--- START OF COLLECTED DATA ---

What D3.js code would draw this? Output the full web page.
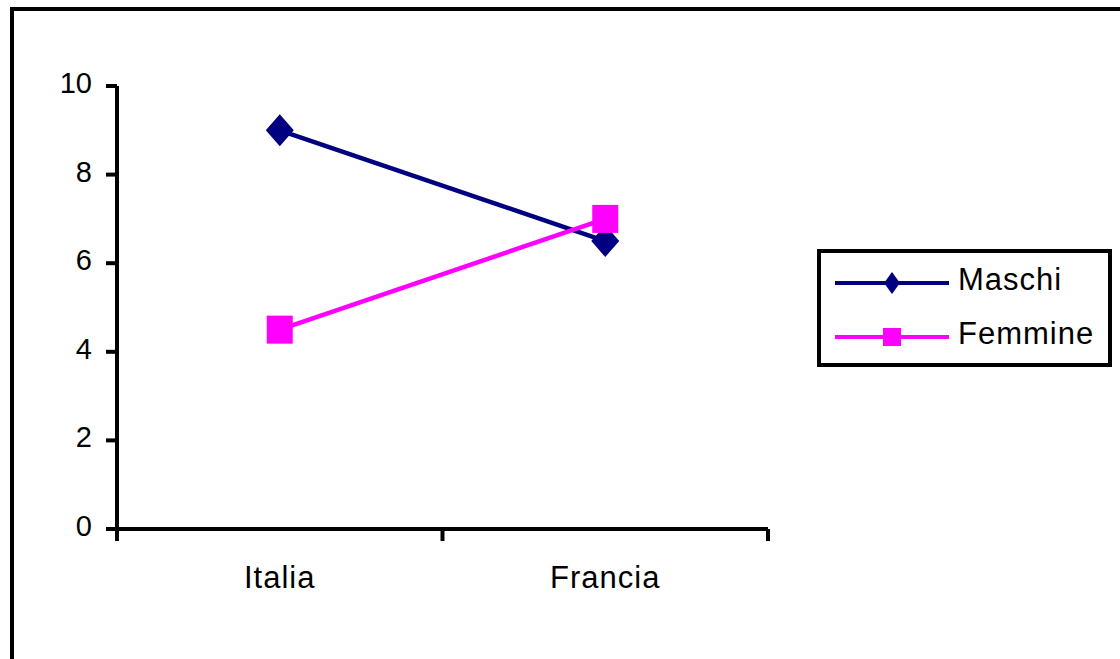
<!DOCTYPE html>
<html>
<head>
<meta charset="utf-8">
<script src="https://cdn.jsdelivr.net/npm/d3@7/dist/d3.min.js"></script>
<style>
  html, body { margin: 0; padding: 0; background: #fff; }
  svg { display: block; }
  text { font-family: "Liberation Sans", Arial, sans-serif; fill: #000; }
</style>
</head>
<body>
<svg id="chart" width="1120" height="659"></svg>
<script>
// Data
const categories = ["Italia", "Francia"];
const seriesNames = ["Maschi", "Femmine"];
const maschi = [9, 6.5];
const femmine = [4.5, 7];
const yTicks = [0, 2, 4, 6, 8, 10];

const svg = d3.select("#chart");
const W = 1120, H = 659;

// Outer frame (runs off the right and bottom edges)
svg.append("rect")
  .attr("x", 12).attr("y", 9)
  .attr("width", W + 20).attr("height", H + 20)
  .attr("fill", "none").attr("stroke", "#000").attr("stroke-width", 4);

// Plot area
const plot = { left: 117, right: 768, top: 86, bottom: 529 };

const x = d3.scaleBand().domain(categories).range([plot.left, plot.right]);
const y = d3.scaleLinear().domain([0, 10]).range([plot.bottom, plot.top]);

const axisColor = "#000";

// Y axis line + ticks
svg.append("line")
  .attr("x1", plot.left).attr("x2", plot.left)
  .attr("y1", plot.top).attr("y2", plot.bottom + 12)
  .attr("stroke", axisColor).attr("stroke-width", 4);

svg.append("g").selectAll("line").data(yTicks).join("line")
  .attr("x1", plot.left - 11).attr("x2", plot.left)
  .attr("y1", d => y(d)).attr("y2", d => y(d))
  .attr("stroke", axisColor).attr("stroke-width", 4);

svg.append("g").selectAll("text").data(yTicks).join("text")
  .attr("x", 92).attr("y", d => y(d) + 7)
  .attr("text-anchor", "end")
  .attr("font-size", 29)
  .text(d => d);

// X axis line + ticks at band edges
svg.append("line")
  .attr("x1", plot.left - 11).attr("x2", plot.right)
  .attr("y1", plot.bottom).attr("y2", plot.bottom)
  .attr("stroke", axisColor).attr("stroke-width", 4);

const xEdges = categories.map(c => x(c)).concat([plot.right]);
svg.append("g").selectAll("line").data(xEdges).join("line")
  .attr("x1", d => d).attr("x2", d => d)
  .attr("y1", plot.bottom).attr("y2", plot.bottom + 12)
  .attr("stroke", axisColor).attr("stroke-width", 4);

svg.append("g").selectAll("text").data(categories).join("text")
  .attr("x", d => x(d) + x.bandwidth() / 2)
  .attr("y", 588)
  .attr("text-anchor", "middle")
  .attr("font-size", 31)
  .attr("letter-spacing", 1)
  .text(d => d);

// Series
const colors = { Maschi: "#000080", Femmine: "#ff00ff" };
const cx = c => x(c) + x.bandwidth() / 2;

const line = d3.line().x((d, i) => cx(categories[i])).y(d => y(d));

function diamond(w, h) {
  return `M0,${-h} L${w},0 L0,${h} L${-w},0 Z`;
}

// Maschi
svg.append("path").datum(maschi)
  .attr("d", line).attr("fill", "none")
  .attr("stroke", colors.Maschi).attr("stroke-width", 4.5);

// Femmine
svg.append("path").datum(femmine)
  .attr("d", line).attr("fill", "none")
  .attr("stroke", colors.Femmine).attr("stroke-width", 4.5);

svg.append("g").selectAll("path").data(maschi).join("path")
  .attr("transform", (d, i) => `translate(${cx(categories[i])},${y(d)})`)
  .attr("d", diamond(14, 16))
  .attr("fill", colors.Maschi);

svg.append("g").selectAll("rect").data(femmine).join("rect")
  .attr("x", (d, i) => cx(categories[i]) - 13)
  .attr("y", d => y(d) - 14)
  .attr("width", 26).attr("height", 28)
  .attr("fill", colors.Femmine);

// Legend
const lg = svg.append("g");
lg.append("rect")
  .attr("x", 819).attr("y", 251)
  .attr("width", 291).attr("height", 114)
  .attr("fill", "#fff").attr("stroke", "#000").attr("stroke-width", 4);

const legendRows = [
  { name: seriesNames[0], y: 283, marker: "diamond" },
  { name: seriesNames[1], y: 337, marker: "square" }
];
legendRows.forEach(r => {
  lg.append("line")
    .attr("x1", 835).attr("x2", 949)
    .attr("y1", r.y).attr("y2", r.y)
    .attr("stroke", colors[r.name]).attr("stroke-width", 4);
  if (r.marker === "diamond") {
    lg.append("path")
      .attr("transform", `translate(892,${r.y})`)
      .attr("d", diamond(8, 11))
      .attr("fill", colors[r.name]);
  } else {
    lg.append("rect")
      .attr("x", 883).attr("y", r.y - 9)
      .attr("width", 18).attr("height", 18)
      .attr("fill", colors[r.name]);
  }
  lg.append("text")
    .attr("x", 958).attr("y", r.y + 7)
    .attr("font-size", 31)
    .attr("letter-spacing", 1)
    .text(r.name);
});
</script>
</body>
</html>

--- END OF COLLECTED DATA ---

**TASK DESCRIPTION:** Repeat the listing above exactly from its first line to the line containing "86, bottom: 529", both included, and omit the pictures.

**EXPECTED ANSWER:**
What D3.js code would draw this? Output the full web page.
<!DOCTYPE html>
<html>
<head>
<meta charset="utf-8">
<script src="https://cdn.jsdelivr.net/npm/d3@7/dist/d3.min.js"></script>
<style>
  html, body { margin: 0; padding: 0; background: #fff; }
  svg { display: block; }
  text { font-family: "Liberation Sans", Arial, sans-serif; fill: #000; }
</style>
</head>
<body>
<svg id="chart" width="1120" height="659"></svg>
<script>
// Data
const categories = ["Italia", "Francia"];
const seriesNames = ["Maschi", "Femmine"];
const maschi = [9, 6.5];
const femmine = [4.5, 7];
const yTicks = [0, 2, 4, 6, 8, 10];

const svg = d3.select("#chart");
const W = 1120, H = 659;

// Outer frame (runs off the right and bottom edges)
svg.append("rect")
  .attr("x", 12).attr("y", 9)
  .attr("width", W + 20).attr("height", H + 20)
  .attr("fill", "none").attr("stroke", "#000").attr("stroke-width", 4);

// Plot area
const plot = { left: 117, right: 768, top: 86, bottom: 529 };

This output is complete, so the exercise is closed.